STATED PROBLEM:
Each line below should be retyped exactly, with no pictures.

START EXERCISE MATERIAL

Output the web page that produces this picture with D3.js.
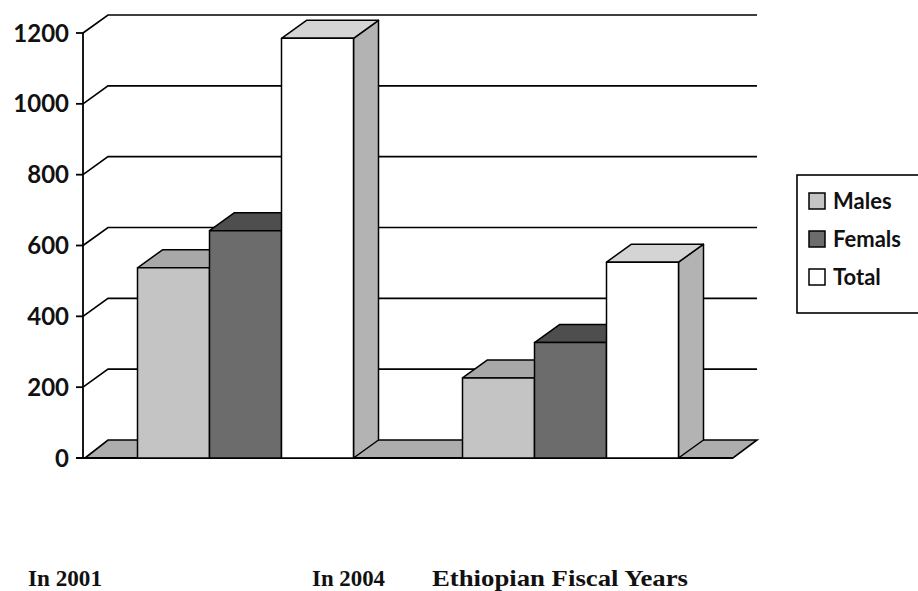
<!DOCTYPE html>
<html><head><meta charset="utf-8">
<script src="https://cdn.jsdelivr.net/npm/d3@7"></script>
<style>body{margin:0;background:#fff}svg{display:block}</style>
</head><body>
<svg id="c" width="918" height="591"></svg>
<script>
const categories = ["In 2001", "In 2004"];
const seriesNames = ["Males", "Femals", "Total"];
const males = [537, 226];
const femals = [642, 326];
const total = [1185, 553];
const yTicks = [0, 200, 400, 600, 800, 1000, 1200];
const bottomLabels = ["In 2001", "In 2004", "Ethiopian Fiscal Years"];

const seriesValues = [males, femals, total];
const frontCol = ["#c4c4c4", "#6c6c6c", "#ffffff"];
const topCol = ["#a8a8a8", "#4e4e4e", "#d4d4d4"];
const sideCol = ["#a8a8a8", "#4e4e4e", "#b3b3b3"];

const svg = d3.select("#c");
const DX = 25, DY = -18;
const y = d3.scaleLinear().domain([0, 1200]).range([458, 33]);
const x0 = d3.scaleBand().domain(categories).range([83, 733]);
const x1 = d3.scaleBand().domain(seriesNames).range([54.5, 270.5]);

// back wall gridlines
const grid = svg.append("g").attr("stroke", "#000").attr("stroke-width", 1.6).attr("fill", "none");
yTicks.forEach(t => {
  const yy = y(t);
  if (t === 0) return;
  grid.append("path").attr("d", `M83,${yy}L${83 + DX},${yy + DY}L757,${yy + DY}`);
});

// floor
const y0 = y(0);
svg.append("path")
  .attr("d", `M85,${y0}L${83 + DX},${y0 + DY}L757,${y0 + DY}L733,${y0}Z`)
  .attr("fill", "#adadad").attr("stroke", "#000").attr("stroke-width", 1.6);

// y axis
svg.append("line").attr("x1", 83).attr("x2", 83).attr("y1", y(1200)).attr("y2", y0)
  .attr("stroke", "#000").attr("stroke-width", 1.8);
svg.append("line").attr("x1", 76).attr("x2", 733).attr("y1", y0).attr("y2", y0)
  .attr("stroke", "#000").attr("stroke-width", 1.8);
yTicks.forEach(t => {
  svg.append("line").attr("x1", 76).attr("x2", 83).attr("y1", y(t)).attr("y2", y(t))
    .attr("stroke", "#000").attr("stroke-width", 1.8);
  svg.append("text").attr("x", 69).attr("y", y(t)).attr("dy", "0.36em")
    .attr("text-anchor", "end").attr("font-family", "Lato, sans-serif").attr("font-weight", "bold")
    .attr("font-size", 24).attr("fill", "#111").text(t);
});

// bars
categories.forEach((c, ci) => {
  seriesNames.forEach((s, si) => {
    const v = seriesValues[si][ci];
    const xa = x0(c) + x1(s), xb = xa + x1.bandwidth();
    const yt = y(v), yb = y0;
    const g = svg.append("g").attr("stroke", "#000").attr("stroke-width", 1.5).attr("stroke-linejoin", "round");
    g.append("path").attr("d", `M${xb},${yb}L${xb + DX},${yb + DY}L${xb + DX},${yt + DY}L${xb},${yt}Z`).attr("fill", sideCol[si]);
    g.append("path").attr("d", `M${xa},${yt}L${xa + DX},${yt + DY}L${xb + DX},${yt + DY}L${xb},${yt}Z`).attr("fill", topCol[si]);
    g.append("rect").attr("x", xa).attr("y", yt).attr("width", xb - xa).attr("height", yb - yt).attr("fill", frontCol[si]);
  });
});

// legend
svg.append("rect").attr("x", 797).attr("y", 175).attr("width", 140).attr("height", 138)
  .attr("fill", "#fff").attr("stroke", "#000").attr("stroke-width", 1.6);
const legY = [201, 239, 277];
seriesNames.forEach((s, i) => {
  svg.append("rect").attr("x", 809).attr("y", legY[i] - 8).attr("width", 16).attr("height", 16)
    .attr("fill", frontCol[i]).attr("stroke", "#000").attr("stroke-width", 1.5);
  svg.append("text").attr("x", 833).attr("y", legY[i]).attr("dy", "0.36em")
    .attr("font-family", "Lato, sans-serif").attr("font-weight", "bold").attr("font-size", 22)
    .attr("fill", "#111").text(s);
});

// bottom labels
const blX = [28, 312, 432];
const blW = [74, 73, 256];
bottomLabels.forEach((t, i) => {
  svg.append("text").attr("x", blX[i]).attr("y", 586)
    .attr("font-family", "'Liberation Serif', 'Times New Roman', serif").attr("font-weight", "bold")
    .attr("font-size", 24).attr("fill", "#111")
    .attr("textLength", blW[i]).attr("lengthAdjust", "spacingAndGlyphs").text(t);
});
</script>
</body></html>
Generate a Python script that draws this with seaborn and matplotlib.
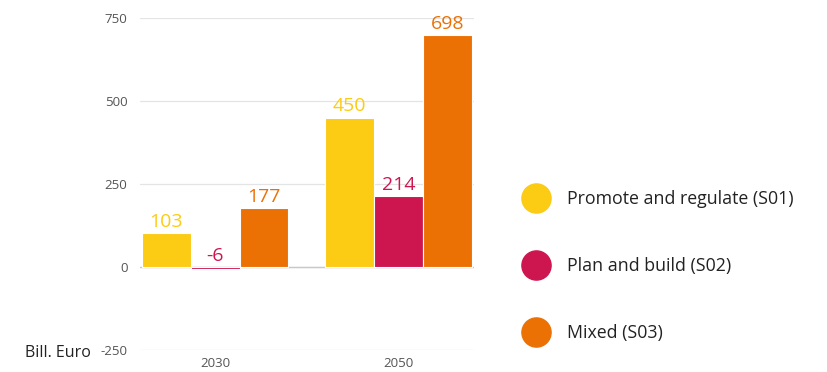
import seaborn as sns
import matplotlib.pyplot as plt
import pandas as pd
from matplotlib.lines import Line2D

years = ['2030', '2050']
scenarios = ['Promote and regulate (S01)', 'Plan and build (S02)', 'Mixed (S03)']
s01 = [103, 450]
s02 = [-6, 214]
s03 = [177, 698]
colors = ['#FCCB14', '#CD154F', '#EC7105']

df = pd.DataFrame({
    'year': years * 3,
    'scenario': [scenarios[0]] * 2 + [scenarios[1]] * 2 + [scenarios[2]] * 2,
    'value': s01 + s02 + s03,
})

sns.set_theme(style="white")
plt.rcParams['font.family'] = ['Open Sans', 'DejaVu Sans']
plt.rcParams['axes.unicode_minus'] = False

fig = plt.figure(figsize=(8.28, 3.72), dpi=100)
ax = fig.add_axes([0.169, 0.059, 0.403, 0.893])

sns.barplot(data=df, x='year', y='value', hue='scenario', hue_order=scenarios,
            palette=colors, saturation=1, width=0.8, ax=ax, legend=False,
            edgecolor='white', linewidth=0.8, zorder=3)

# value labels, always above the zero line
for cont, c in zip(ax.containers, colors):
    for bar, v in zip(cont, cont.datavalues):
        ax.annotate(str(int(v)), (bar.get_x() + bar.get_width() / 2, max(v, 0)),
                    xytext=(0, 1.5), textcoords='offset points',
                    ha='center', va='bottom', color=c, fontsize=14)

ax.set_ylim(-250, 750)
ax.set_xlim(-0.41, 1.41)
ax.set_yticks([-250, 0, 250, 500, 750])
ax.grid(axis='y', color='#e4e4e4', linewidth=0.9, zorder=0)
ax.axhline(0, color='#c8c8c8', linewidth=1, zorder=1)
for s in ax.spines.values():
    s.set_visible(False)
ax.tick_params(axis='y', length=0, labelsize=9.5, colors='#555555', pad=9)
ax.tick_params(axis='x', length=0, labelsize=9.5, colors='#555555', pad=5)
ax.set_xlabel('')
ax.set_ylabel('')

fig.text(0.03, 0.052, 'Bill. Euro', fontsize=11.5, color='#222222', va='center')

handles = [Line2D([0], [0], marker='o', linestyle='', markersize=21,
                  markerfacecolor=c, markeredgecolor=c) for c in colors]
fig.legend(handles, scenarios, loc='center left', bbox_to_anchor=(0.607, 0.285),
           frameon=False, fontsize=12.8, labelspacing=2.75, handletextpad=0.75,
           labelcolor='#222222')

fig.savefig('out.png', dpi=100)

END EXERCISE MATERIAL

SOLUTION:
Output the web page that produces this picture with D3.js.
<!DOCTYPE html>
<html><head><meta charset="utf-8">
<script src="https://cdn.jsdelivr.net/npm/d3@7"></script>
<style>body{margin:0;background:#fff}svg{display:block}</style>
</head><body>
<svg id="c" width="918" height="591"></svg>
<script>
const categories = ["In 2001", "In 2004"];
const seriesNames = ["Males", "Femals", "Total"];
const males = [537, 226];
const femals = [642, 326];
const total = [1185, 553];
const yTicks = [0, 200, 400, 600, 800, 1000, 1200];
const bottomLabels = ["In 2001", "In 2004", "Ethiopian Fiscal Years"];

const seriesValues = [males, femals, total];
const frontCol = ["#c4c4c4", "#6c6c6c", "#ffffff"];
const topCol = ["#a8a8a8", "#4e4e4e", "#d4d4d4"];
const sideCol = ["#a8a8a8", "#4e4e4e", "#b3b3b3"];

const svg = d3.select("#c");
const DX = 25, DY = -18;
const y = d3.scaleLinear().domain([0, 1200]).range([458, 33]);
const x0 = d3.scaleBand().domain(categories).range([83, 733]);
const x1 = d3.scaleBand().domain(seriesNames).range([54.5, 270.5]);

// back wall gridlines
const grid = svg.append("g").attr("stroke", "#000").attr("stroke-width", 1.6).attr("fill", "none");
yTicks.forEach(t => {
  const yy = y(t);
  if (t === 0) return;
  grid.append("path").attr("d", `M83,${yy}L${83 + DX},${yy + DY}L757,${yy + DY}`);
});

// floor
const y0 = y(0);
svg.append("path")
  .attr("d", `M85,${y0}L${83 + DX},${y0 + DY}L757,${y0 + DY}L733,${y0}Z`)
  .attr("fill", "#adadad").attr("stroke", "#000").attr("stroke-width", 1.6);

// y axis
svg.append("line").attr("x1", 83).attr("x2", 83).attr("y1", y(1200)).attr("y2", y0)
  .attr("stroke", "#000").attr("stroke-width", 1.8);
svg.append("line").attr("x1", 76).attr("x2", 733).attr("y1", y0).attr("y2", y0)
  .attr("stroke", "#000").attr("stroke-width", 1.8);
yTicks.forEach(t => {
  svg.append("line").attr("x1", 76).attr("x2", 83).attr("y1", y(t)).attr("y2", y(t))
    .attr("stroke", "#000").attr("stroke-width", 1.8);
  svg.append("text").attr("x", 69).attr("y", y(t)).attr("dy", "0.36em")
    .attr("text-anchor", "end").attr("font-family", "Lato, sans-serif").attr("font-weight", "bold")
    .attr("font-size", 24).attr("fill", "#111").text(t);
});

// bars
categories.forEach((c, ci) => {
  seriesNames.forEach((s, si) => {
    const v = seriesValues[si][ci];
    const xa = x0(c) + x1(s), xb = xa + x1.bandwidth();
    const yt = y(v), yb = y0;
    const g = svg.append("g").attr("stroke", "#000").attr("stroke-width", 1.5).attr("stroke-linejoin", "round");
    g.append("path").attr("d", `M${xb},${yb}L${xb + DX},${yb + DY}L${xb + DX},${yt + DY}L${xb},${yt}Z`).attr("fill", sideCol[si]);
    g.append("path").attr("d", `M${xa},${yt}L${xa + DX},${yt + DY}L${xb + DX},${yt + DY}L${xb},${yt}Z`).attr("fill", topCol[si]);
    g.append("rect").attr("x", xa).attr("y", yt).attr("width", xb - xa).attr("height", yb - yt).attr("fill", frontCol[si]);
  });
});

// legend
svg.append("rect").attr("x", 797).attr("y", 175).attr("width", 140).attr("height", 138)
  .attr("fill", "#fff").attr("stroke", "#000").attr("stroke-width", 1.6);
const legY = [201, 239, 277];
seriesNames.forEach((s, i) => {
  svg.append("rect").attr("x", 809).attr("y", legY[i] - 8).attr("width", 16).attr("height", 16)
    .attr("fill", frontCol[i]).attr("stroke", "#000").attr("stroke-width", 1.5);
  svg.append("text").attr("x", 833).attr("y", legY[i]).attr("dy", "0.36em")
    .attr("font-family", "Lato, sans-serif").attr("font-weight", "bold").attr("font-size", 22)
    .attr("fill", "#111").text(s);
});

// bottom labels
const blX = [28, 312, 432];
const blW = [74, 73, 256];
bottomLabels.forEach((t, i) => {
  svg.append("text").attr("x", blX[i]).attr("y", 586)
    .attr("font-family", "'Liberation Serif', 'Times New Roman', serif").attr("font-weight", "bold")
    .attr("font-size", 24).attr("fill", "#111")
    .attr("textLength", blW[i]).attr("lengthAdjust", "spacingAndGlyphs").text(t);
});
</script>
</body></html>
Generate a Python script that draws this with seaborn and matplotlib.
import seaborn as sns
import matplotlib.pyplot as plt
import pandas as pd
from matplotlib.lines import Line2D

years = ['2030', '2050']
scenarios = ['Promote and regulate (S01)', 'Plan and build (S02)', 'Mixed (S03)']
s01 = [103, 450]
s02 = [-6, 214]
s03 = [177, 698]
colors = ['#FCCB14', '#CD154F', '#EC7105']

df = pd.DataFrame({
    'year': years * 3,
    'scenario': [scenarios[0]] * 2 + [scenarios[1]] * 2 + [scenarios[2]] * 2,
    'value': s01 + s02 + s03,
})

sns.set_theme(style="white")
plt.rcParams['font.family'] = ['Open Sans', 'DejaVu Sans']
plt.rcParams['axes.unicode_minus'] = False

fig = plt.figure(figsize=(8.28, 3.72), dpi=100)
ax = fig.add_axes([0.169, 0.059, 0.403, 0.893])

sns.barplot(data=df, x='year', y='value', hue='scenario', hue_order=scenarios,
            palette=colors, saturation=1, width=0.8, ax=ax, legend=False,
            edgecolor='white', linewidth=0.8, zorder=3)

# value labels, always above the zero line
for cont, c in zip(ax.containers, colors):
    for bar, v in zip(cont, cont.datavalues):
        ax.annotate(str(int(v)), (bar.get_x() + bar.get_width() / 2, max(v, 0)),
                    xytext=(0, 1.5), textcoords='offset points',
                    ha='center', va='bottom', color=c, fontsize=14)

ax.set_ylim(-250, 750)
ax.set_xlim(-0.41, 1.41)
ax.set_yticks([-250, 0, 250, 500, 750])
ax.grid(axis='y', color='#e4e4e4', linewidth=0.9, zorder=0)
ax.axhline(0, color='#c8c8c8', linewidth=1, zorder=1)
for s in ax.spines.values():
    s.set_visible(False)
ax.tick_params(axis='y', length=0, labelsize=9.5, colors='#555555', pad=9)
ax.tick_params(axis='x', length=0, labelsize=9.5, colors='#555555', pad=5)
ax.set_xlabel('')
ax.set_ylabel('')

fig.text(0.03, 0.052, 'Bill. Euro', fontsize=11.5, color='#222222', va='center')

handles = [Line2D([0], [0], marker='o', linestyle='', markersize=21,
                  markerfacecolor=c, markeredgecolor=c) for c in colors]
fig.legend(handles, scenarios, loc='center left', bbox_to_anchor=(0.607, 0.285),
           frameon=False, fontsize=12.8, labelspacing=2.75, handletextpad=0.75,
           labelcolor='#222222')

fig.savefig('out.png', dpi=100)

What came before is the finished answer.